### Given problem
Filter the records below down to lines containing "this".

### Extracted information
───

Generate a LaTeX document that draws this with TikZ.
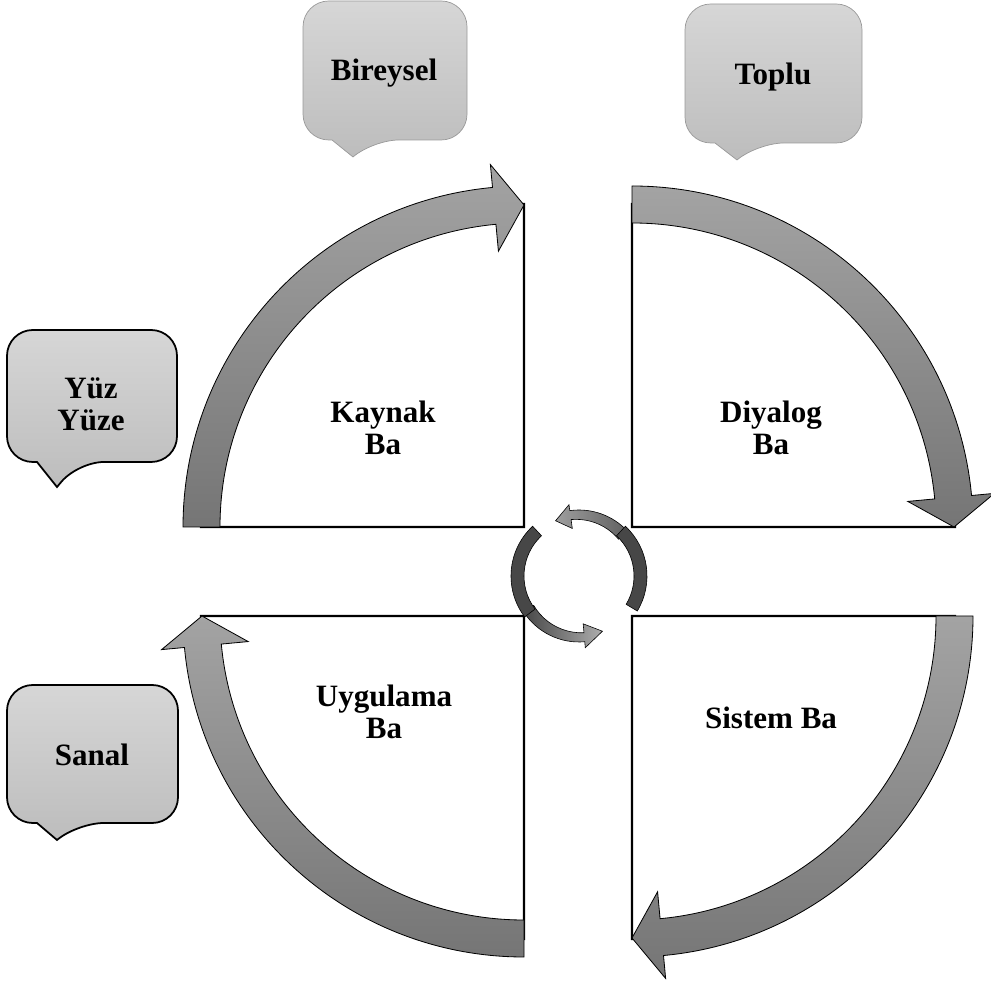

───

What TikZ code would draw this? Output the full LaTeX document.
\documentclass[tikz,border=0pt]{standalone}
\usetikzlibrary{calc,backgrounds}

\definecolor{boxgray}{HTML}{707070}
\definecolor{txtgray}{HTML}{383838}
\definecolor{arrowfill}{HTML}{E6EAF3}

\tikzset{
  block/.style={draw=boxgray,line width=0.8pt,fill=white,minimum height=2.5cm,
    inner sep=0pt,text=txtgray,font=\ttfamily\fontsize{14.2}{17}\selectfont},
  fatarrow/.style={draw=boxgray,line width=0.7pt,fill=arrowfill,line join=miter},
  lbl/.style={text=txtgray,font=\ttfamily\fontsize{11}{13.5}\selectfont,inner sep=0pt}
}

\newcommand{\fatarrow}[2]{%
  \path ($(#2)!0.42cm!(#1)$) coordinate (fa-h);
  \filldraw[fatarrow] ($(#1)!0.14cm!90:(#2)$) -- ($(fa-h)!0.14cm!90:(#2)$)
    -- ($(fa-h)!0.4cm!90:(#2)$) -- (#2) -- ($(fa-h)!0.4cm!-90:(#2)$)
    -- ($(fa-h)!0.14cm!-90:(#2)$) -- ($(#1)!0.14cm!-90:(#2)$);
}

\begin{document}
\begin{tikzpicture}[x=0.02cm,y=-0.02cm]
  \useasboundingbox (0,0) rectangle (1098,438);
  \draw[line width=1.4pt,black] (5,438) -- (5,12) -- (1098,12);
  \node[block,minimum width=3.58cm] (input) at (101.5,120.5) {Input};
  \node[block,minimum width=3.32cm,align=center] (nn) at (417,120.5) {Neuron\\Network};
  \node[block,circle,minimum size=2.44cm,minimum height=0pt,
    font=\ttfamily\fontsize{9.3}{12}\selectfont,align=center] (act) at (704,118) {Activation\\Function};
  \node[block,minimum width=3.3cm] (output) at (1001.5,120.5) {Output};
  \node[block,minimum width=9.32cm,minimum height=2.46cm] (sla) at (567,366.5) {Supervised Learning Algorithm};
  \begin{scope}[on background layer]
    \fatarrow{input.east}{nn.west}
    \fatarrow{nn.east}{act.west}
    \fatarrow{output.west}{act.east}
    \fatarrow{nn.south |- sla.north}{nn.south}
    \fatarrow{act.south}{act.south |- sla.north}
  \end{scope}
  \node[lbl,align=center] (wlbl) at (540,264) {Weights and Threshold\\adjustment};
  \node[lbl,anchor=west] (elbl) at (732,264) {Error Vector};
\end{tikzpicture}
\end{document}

───

### The output
Generate a LaTeX document that draws this with TikZ.
What TikZ code would draw this? Output the full LaTeX document.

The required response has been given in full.